Por fim, é preciso dizer com todas as letras que não estamos
lidando aqui com “tragédias” simplesmente, ainda que uma dimensão considerável dos
fenômenos como este no sul do Brasil possa ser caracterizada desta forma.
Trata-se aqui também, em boa medida, do efeito de crimes políticos e
econômicos. Neste ponto, a discussão precisa ser mais profunda do que a troca
de acusações entre políticos e partidos, ainda que, em boa medida, algumas
negligências e negacionismos sejam evidentes. O mais importante, entretanto, é
compreender que o espírito político geral de nossa época, o que guia as ações
políticas efetivas, pode ser definido como tendo dentre um de seus aspectos
centrais um negacionismo ambiental em escala global. Não se trata mais de ver
para crer. Já estamos vendo e ainda não acreditando. Nos encontramos agora como
os músicos do Titanic, tocando harmonicamente uma bela canção enquanto o navio
afunda.
Referências:
Beck, Ulrich. Sociedade de risco. Rumo a uma outra
modernidade. São Paulo: Editora 34, 2011.
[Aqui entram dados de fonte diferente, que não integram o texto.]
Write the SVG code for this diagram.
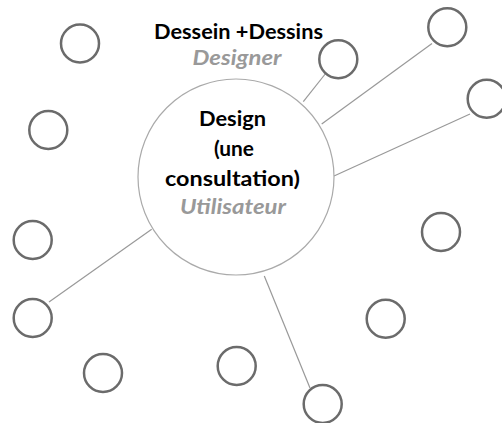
<svg xmlns="http://www.w3.org/2000/svg" width="502" height="423" viewBox="0 0 502 423">
<style>
.sm{fill:#fff;stroke:#6b6b6b;stroke-width:2.5}
.big{fill:#fff;stroke:#aaa;stroke-width:1.2}
.cn line{stroke:#999;stroke-width:1.2}
.t{font-family:Lato,"Liberation Sans",sans-serif;font-weight:bold;text-anchor:middle;font-size:20px;fill:#000}
.g{fill:#999;font-style:italic}
</style>
<rect width="502" height="423" fill="#fff"/>
<g class="cn">
<line x1="303.3" y1="101.7" x2="326" y2="73"/>
<line x1="321.7" y1="124" x2="432" y2="43.5"/>
<line x1="334" y1="176" x2="470" y2="114"/>
<line x1="151.7" y1="229.3" x2="49" y2="302"/>
<line x1="264.3" y1="276" x2="310" y2="388"/>
</g>
<g id="center">
<circle class="big" cx="236" cy="177" r="98"/>
<text class="t" x="232.5" y="126" textLength="67" lengthAdjust="spacingAndGlyphs">Design</text>
<text class="t" x="234" y="156" textLength="40" lengthAdjust="spacingAndGlyphs">(une</text>
<text class="t" x="232.5" y="186" textLength="135" lengthAdjust="spacingAndGlyphs">consultation)</text>
<text class="t g" x="233" y="214" textLength="106" lengthAdjust="spacingAndGlyphs">Utilisateur</text>
</g>
<g id="title">
<text class="t" x="238.5" y="39" font-size="19" textLength="169" lengthAdjust="spacingAndGlyphs">Dessein +Dessins</text>
<text class="t g" x="237" y="65" font-size="19" textLength="89" lengthAdjust="spacingAndGlyphs">Designer</text>
</g>
<g id="n1"><circle class="sm" cx="80" cy="43.5" r="19"/></g>
<g id="n2"><circle class="sm" cx="48.3" cy="130" r="19"/></g>
<g id="n3"><circle class="sm" cx="32.7" cy="240" r="19"/></g>
<g id="n4"><circle class="sm" cx="32.7" cy="318" r="19"/></g>
<g id="n5"><circle class="sm" cx="103" cy="373" r="19"/></g>
<g id="n6"><circle class="sm" cx="236.7" cy="366" r="19"/></g>
<g id="n7"><circle class="sm" cx="322.7" cy="404" r="19"/></g>
<g id="n8"><circle class="sm" cx="385.7" cy="318.7" r="19"/></g>
<g id="n9"><circle class="sm" cx="441" cy="232" r="19"/></g>
<g id="n10"><circle class="sm" cx="486.7" cy="98.7" r="19"/></g>
<g id="n11"><circle class="sm" cx="447.3" cy="27.3" r="19"/></g>
<g id="n12"><circle class="sm" cx="338.3" cy="59.3" r="19"/></g>
</svg>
Brand, Ulrich: Wissen, Markus. Imperiale
Lebensweise. Zur Ausbeutung von Mench und Natur im globalen
Kapitalismus. München: Oekom, 2017.
Dörre, Klaus. Teorema da expropriação capitalista. São Paulo: Boitempo, 2022.
Lessenich, Stephan. Neben uns
die Sintflut. Wie wir auf Kosten anderer Leben. München: Piper Verlag, 2018.
Moore, Jason (Org.) Antropoceno ou capitaloceno?
Natureza, história e a crise do capitalismo. São Paulo: Editora Elefante, 2022.
Rosa, Hartmut. Aceleração. A encruzilhada histórica no
capitalismo tardio: uma análise sociológica da crise do coronavírus. In:
Estanque, Elísio; Barbosa, Agnaldo de Souza; Maciel, Fabrício (Orgs.) Re-trabalhando
as classes no diálogo Norte-Sul. Trabalho e desigualdades no capitalismo
pós-covid. São Paulo: Editora da Unesp, 2024.